__TASK DESCRIPTION__.
Skipping all pictures, set down the lines of the listing from the first through the one with "(0,0) rectangle (590,-528);".

## begin MATERIAL FOR THIS TASK

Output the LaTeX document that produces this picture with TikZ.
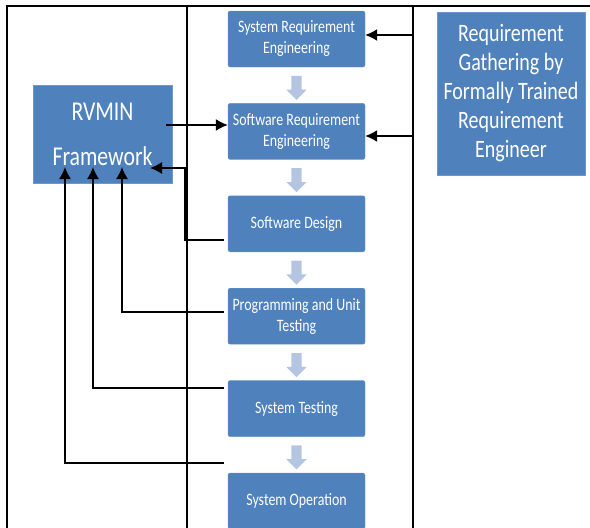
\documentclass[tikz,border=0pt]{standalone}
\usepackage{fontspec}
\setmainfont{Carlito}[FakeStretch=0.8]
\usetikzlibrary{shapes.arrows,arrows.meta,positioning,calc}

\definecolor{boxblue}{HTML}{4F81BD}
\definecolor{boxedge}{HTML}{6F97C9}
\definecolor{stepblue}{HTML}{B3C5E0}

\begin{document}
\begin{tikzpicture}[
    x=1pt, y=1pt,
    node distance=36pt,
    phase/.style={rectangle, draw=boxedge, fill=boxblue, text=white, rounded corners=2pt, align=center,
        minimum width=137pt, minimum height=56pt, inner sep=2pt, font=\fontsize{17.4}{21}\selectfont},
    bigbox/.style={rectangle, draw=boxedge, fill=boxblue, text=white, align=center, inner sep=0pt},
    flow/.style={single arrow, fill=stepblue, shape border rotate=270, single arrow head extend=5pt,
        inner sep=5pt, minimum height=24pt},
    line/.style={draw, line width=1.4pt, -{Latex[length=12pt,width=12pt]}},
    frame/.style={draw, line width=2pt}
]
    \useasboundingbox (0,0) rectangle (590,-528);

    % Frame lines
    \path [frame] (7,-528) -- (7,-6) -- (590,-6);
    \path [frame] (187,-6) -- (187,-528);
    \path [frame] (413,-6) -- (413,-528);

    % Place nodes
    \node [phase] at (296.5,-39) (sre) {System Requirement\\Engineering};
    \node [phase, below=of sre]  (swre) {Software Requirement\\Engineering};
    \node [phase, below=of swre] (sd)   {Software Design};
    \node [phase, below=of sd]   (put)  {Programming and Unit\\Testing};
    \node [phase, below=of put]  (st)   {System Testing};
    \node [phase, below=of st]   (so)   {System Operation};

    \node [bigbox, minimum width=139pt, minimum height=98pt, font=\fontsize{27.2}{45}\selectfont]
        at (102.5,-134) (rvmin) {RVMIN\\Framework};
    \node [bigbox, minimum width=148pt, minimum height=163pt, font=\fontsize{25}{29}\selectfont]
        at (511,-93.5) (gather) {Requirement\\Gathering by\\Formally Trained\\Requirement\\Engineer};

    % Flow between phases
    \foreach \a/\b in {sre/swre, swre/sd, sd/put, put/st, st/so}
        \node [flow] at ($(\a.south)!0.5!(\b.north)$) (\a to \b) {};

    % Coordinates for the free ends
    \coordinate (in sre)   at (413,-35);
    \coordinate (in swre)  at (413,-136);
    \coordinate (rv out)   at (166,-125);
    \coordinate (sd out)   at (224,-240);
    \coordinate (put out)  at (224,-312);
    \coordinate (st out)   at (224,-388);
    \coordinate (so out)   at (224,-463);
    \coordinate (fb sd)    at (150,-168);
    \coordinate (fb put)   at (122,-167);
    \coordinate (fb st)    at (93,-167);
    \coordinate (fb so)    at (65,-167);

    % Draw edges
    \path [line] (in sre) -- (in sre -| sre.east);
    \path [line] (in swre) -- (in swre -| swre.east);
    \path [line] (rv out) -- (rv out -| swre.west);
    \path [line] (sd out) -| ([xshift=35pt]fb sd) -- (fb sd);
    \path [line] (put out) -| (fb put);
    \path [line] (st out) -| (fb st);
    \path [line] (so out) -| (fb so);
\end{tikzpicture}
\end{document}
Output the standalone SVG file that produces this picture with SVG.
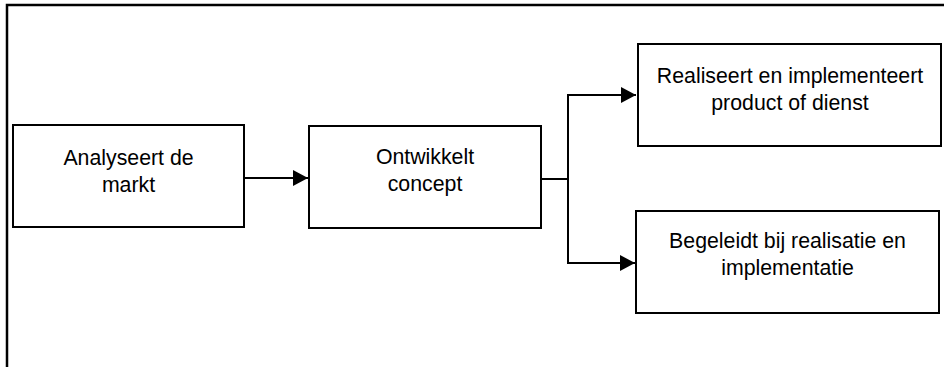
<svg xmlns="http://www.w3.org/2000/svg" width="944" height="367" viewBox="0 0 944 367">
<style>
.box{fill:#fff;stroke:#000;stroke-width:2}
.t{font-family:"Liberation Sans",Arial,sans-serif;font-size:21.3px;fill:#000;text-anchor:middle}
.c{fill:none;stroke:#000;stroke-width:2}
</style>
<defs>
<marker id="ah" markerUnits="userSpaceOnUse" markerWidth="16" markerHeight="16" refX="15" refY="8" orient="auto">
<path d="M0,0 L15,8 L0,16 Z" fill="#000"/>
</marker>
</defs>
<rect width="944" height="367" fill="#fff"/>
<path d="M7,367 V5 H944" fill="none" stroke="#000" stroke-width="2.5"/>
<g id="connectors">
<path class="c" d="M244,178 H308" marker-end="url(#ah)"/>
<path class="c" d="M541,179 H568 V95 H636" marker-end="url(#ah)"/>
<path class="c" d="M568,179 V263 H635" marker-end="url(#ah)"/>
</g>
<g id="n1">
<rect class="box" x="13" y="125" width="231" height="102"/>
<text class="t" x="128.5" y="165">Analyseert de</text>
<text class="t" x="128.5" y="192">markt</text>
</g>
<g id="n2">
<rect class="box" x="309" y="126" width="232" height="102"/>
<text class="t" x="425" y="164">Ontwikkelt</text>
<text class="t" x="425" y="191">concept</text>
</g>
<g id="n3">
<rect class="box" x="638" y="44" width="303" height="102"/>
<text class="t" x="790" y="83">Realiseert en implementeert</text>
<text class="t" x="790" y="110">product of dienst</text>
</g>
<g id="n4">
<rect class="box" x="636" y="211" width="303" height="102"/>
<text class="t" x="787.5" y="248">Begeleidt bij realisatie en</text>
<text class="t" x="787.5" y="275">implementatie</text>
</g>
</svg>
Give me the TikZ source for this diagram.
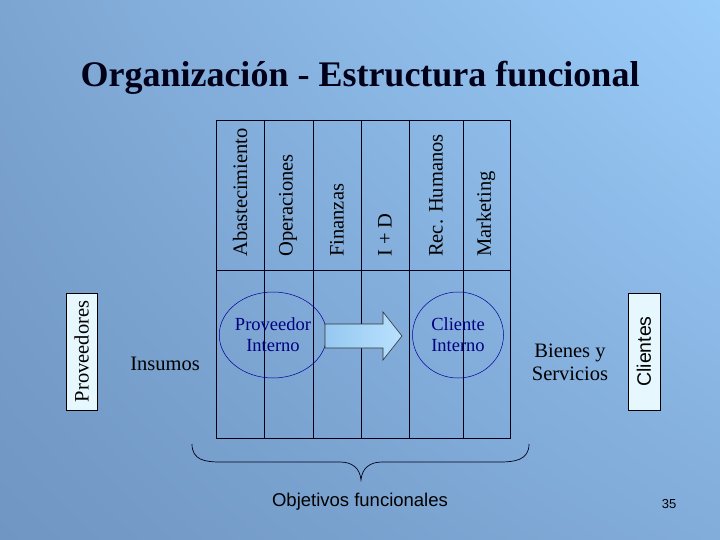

## end MATERIAL FOR THIS TASK

__TASK RESULT__.
Output the LaTeX document that produces this picture with TikZ.
\documentclass[tikz,border=0pt]{standalone}
\usepackage{fontspec}
\setmainfont{Carlito}[FakeStretch=0.8]
\usetikzlibrary{shapes.arrows,arrows.meta,positioning,calc}

\definecolor{boxblue}{HTML}{4F81BD}
\definecolor{boxedge}{HTML}{6F97C9}
\definecolor{stepblue}{HTML}{B3C5E0}

\begin{document}
\begin{tikzpicture}[
    x=1pt, y=1pt,
    node distance=36pt,
    phase/.style={rectangle, draw=boxedge, fill=boxblue, text=white, rounded corners=2pt, align=center,
        minimum width=137pt, minimum height=56pt, inner sep=2pt, font=\fontsize{17.4}{21}\selectfont},
    bigbox/.style={rectangle, draw=boxedge, fill=boxblue, text=white, align=center, inner sep=0pt},
    flow/.style={single arrow, fill=stepblue, shape border rotate=270, single arrow head extend=5pt,
        inner sep=5pt, minimum height=24pt},
    line/.style={draw, line width=1.4pt, -{Latex[length=12pt,width=12pt]}},
    frame/.style={draw, line width=2pt}
]
    \useasboundingbox (0,0) rectangle (590,-528);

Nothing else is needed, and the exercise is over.